◆ **WORK TO BE COMPLETED**
Using the data that follows, return exactly the lines from the one that contains "Write a Python" through the one that contains "from bokeh.resources import INLINE", ends included.

Rows from a dataset of charts and code
>> Begin

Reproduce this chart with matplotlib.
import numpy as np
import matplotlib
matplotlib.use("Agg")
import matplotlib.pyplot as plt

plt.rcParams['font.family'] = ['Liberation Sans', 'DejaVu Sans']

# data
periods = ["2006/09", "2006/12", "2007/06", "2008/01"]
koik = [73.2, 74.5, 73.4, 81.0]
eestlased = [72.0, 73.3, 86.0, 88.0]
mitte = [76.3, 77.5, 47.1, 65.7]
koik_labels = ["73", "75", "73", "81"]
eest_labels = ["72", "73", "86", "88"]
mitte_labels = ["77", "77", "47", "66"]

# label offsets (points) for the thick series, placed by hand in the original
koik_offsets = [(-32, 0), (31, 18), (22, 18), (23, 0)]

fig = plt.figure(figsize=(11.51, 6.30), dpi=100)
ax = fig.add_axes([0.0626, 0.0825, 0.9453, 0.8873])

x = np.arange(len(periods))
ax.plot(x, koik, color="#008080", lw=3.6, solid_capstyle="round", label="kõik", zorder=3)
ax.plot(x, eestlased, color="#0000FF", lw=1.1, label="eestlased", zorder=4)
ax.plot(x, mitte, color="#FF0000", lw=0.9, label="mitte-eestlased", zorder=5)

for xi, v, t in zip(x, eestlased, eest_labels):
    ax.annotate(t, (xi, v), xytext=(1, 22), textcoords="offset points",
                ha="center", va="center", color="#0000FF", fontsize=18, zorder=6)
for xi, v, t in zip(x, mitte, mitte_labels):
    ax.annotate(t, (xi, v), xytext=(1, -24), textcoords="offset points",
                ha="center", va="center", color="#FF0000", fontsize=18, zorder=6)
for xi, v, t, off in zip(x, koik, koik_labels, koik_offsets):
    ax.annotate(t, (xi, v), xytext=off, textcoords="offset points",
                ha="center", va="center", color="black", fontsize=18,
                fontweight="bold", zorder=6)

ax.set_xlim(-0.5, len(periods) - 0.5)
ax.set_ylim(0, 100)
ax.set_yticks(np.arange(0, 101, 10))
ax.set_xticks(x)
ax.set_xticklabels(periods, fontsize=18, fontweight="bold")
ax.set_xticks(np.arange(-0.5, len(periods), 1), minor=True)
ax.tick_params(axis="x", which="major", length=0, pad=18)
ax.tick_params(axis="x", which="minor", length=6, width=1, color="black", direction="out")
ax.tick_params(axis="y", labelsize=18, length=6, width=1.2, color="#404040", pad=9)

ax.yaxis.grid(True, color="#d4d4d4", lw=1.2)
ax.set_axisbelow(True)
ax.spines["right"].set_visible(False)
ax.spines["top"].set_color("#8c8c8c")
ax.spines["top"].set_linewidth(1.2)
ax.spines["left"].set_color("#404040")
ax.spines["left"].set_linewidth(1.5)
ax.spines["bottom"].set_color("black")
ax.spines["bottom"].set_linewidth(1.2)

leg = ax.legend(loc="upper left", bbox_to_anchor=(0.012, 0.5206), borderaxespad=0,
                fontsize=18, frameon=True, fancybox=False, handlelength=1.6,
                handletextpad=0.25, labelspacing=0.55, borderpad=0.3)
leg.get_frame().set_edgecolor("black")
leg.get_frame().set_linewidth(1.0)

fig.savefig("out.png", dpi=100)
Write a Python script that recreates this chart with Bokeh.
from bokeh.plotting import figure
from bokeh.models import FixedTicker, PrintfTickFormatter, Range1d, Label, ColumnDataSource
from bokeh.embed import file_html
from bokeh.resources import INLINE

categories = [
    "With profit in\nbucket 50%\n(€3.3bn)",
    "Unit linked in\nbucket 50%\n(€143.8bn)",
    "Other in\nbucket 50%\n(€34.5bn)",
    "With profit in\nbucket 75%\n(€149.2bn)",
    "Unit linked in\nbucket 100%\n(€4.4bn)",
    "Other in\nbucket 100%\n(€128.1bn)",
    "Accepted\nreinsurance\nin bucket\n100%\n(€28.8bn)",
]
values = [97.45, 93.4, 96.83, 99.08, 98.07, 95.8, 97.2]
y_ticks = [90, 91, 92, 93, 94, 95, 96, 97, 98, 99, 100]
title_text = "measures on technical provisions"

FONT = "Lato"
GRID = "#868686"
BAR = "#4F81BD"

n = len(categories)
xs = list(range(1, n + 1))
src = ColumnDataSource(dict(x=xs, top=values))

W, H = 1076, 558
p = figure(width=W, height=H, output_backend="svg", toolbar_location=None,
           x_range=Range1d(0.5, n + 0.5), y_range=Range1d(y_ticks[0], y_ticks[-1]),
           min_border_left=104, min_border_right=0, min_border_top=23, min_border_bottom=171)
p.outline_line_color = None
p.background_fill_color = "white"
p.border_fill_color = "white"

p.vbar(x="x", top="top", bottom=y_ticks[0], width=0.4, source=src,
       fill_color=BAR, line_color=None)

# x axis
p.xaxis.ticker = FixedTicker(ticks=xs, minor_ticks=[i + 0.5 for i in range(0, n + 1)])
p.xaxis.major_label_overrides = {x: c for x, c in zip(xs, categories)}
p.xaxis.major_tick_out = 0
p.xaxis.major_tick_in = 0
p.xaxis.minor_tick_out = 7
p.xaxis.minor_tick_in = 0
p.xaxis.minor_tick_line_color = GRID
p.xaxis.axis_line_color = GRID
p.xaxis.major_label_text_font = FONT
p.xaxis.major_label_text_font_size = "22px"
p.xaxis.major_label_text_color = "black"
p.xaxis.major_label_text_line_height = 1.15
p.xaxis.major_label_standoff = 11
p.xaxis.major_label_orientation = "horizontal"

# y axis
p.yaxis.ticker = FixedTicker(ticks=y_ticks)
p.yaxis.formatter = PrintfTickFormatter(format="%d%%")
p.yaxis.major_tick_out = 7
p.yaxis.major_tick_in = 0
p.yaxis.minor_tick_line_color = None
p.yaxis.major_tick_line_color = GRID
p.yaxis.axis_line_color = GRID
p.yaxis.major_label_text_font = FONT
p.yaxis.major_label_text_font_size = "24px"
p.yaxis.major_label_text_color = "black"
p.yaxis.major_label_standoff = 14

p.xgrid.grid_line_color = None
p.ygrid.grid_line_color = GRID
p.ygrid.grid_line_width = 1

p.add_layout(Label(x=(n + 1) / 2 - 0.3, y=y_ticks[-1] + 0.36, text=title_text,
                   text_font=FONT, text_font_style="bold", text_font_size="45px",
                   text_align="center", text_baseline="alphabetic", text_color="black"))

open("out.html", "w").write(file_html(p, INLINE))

>> End

◆ **TASK RESPONSE**
Write a Python script that recreates this chart with Bokeh.
from bokeh.plotting import figure
from bokeh.models import FixedTicker, PrintfTickFormatter, Range1d, Label, ColumnDataSource
from bokeh.embed import file_html
from bokeh.resources import INLINE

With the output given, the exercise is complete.